The Midtown location will be adding tables along 15th Street, which will be available to guests all day, everyday. Tables near the front entrance of the Folsom location are set to be added as well, and will be blocked off by crowd control stanchions.

Misters have also come up a lot when discussing seating in the summer months, but this is surprisingly not something in which all restaurants are interested. This is according to Jennifer Pappas, co-owner of Papapavlos in Stockton, whose restaurant has successfully beaten the heat in previous years.

"The thing about the Stockton weather is that when it's really hot, even the misters don't particularly help so much because they start to come down on the food," Pappas said.

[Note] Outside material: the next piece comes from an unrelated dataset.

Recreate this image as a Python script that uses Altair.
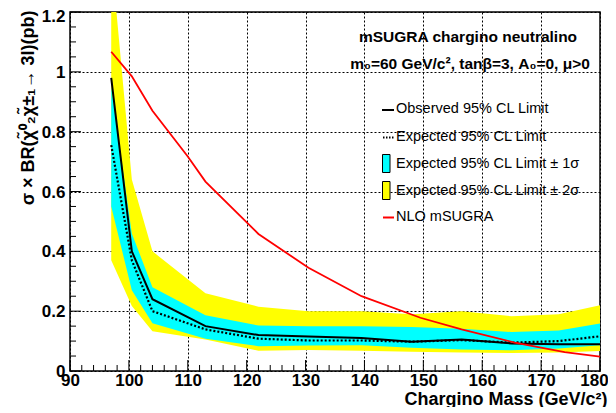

Luckily, Stockton and Sacramento are blessed with the Delta Breeze, which can take temperatures from 100 degrees one day to 70 degrees the next (in every single interview with Stockton officials/restauranteurs, the Delta Breeze was singled out for its phenomenal cooling capabilities).

Even on days reaching the triple digits, diners can expect comfort on the most arid afternoons.

"Patio seating during lunch has been very popular as well as during dinner when the weather is below 90 degrees," Wong said. "I have noticed that guests are much more willing to sit outside on our patio when it’s hot than wait an hour for a table inside the dining room."

Credit: Jennifer Pappas
Additional seating at the fountain outside of Papapavlos in Stockton.

There's a delicate balance between ensuring the highest food quality and making guests comfortable. 

Papapavlos is in the process of expanding its already existing patio seating. They have begun to offer seating around their quaint fountain area.

"It almost gives you like that European feel," Pappas said.

This "European feel" seems to be the overwhelming vibe for summer.

"We're going to wanna slowly ease into this because we don't want it to go away," Huber said. "That's the one thing is that we would like to keep–these little sections, like a European-style, outdoor café-style."

I don't know about you, but that makes me even more excited for summer. 

"To a degree, when you look at the rest of the world, this is how they've been dining every day," Bjork said. "When you go to many other countries, most of the dining takes place outdoors...You see them in courtyards or you see them in alleys and you see them in many of these shared spaces. So...we're almost going back and embracing much of what our roots were when probably some of our early establishments even first opened here decades, if not over a century ago."